Question

Fernando is trying to decide which of 2 roulette games to play at a casino, where each

roulette has 30 slots. Each game, Fernando wants to bet on a single slot. In the first
roulette game Fernando has to invest $5 to play, if he wins he gets his investment back
plus $1000, if he loses, he loses his investment. In the second roulette game, he invest
$1 to play, if he wins he gets his investment back plus $200 and if he loses, he loses his
investment. Calculate the expected value of the net gain for each roulette game and assume
that Fernando will go with the game that gives him the higher value.

Answer 1

Fernando should choose the first roulette game as it has a higher expected value of $28.50, compared to the second game's $5.70 expected value, when considering the probability and payout of each game.

Step-by-step explanation:

Fernando is trying to decide which of two roulette games to play based on their expected values. To calculate this, we consider the net gains for each outcome and the probability of each outcome occurring. For the first roulette game, the probability of winning is 1/30 and the probability of losing is 29/30. The expected value (EV) for this game is calculated as follows: EV = (1/30) * ($1000) + (29/30) * (-$5).

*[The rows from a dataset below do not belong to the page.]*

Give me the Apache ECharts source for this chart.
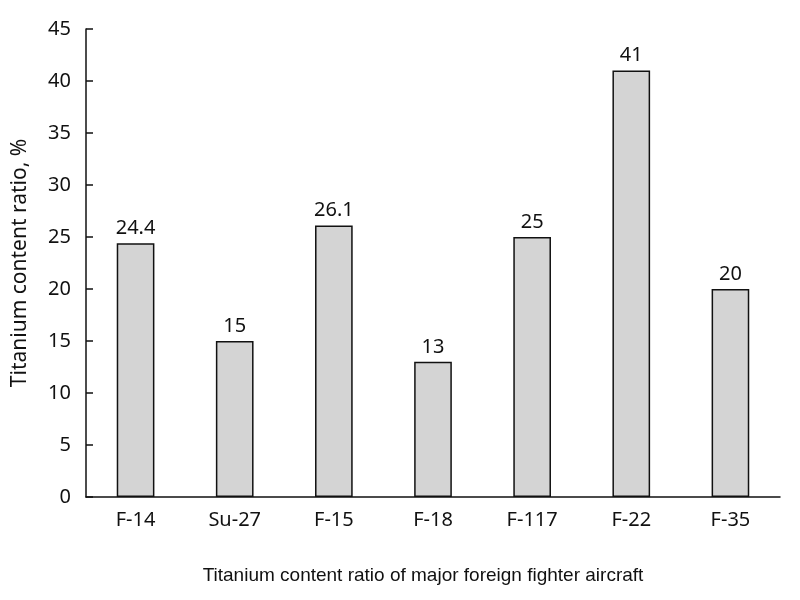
<!DOCTYPE html>
<html><head><meta charset="utf-8">
<script src="https://cdn.jsdelivr.net/npm/echarts@6/dist/echarts.min.js"></script>
<style>html,body{margin:0;padding:0;background:#fff}#c{width:800px;height:600px}</style>
</head><body><div id="c"></div>
<script>
const categories = ['F-14','Su-27','F-15','F-18','F-117','F-22','F-35'];
const values = [24.4, 15, 26.1, 13, 25, 41, 20];
const yTicks = {min: 0, max: 45, interval: 5};
const chart = echarts.init(document.getElementById('c'));
chart.setOption({
  animation: false,
  backgroundColor: '#fff',
  title: {
    text: 'Titanium content ratio of major foreign fighter aircraft',
    left: 418, top: 561, textAlign: 'center',
    textStyle: {fontFamily: 'Liberation Sans', fontSize: 19, fontWeight: 'normal', color: '#111'}
  },
  grid: {left: 86, right: 20, top: 29, bottom: 103},
  xAxis: {
    type: 'category', data: categories,
    axisLine: {lineStyle: {color: '#111', width: 1.5}},
    axisTick: {show: false},
    axisLabel: {fontFamily: 'Noto Sans', fontSize: 20, color: '#111', margin: 13}
  },
  yAxis: {
    type: 'value', min: yTicks.min, max: yTicks.max, interval: yTicks.interval,
    name: 'Titanium content ratio, %', nameLocation: 'middle', nameGap: 55,
    nameTextStyle: {fontFamily: 'Noto Sans', fontSize: 21, color: '#111'},
    axisLine: {show: true, lineStyle: {color: '#111', width: 1.5}},
    axisTick: {show: true, inside: true, length: 7, lineStyle: {color: '#111', width: 1.5}},
    splitLine: {show: false},
    axisLabel: {fontFamily: 'Noto Sans', fontSize: 20, color: '#111', margin: 15}
  },
  series: [{
    type: 'bar', data: values, barWidth: '38%',
    itemStyle: {color: '#d4d4d4', borderColor: '#111', borderWidth: 1.5},
    label: {show: true, position: 'top', distance: 5, fontFamily: 'Noto Sans', fontSize: 20, color: '#111'}
  }]
});
</script></body></html>
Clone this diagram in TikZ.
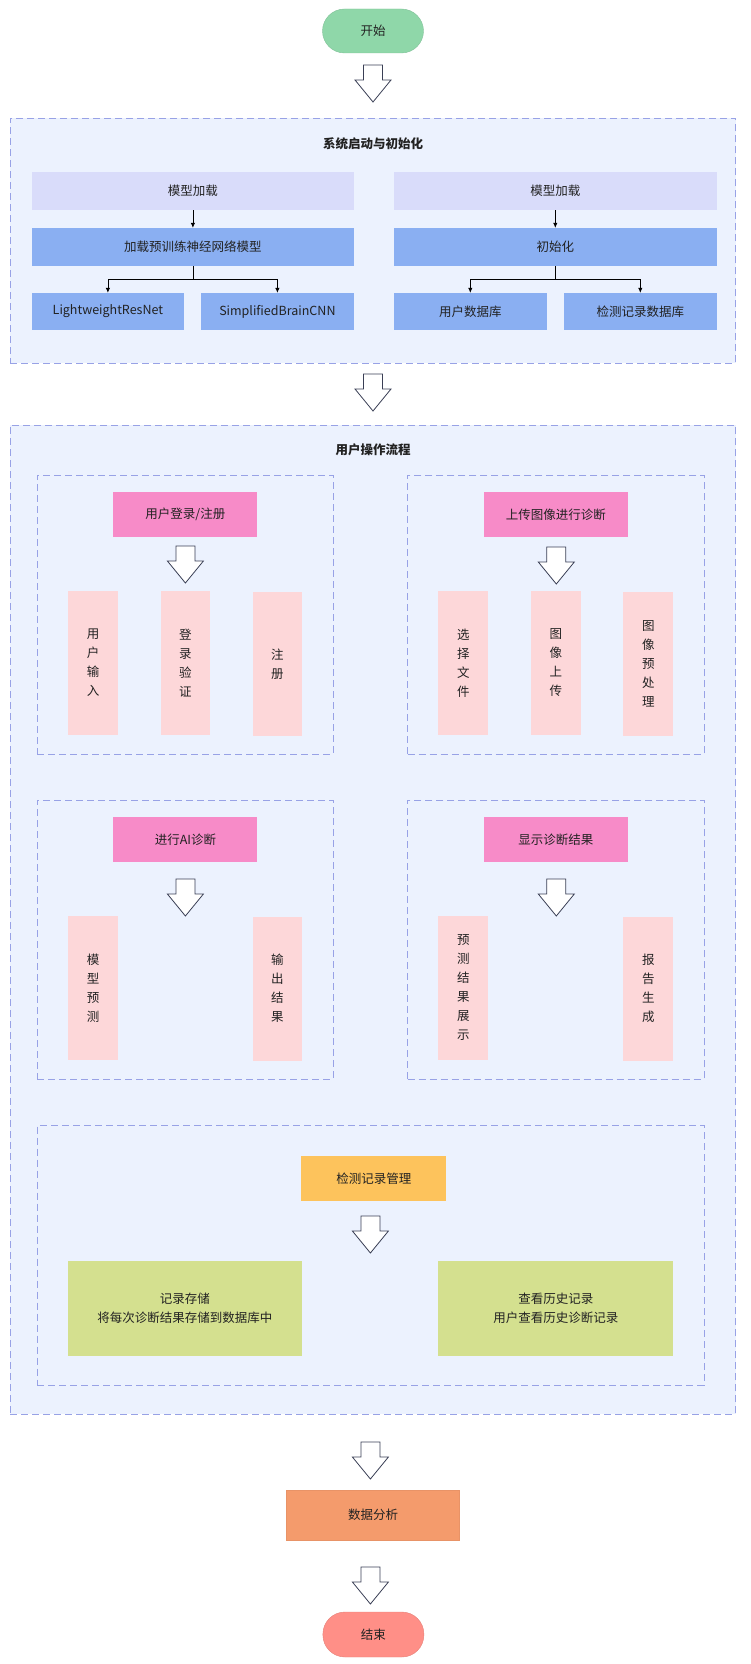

For the second roulette game, the probability of winning and losing remains the same, but the amounts change. So, the expected value for the second game is: EV = (1/30) * ($200) + (29/30) * (-$1).

Fernando would choose the game with the higher EV. To complete the calculations, for the first game: EV = (1/30) * $1000 - (29/30) * $5 = $33.33 - $4.83 = $28.50. For the second game: EV = (1/30) * $200 - (29/30) * $1 = $6.67 - $0.97 = $5.70. Thus, Fernando should choose the first game with the higher expected value of $28.50.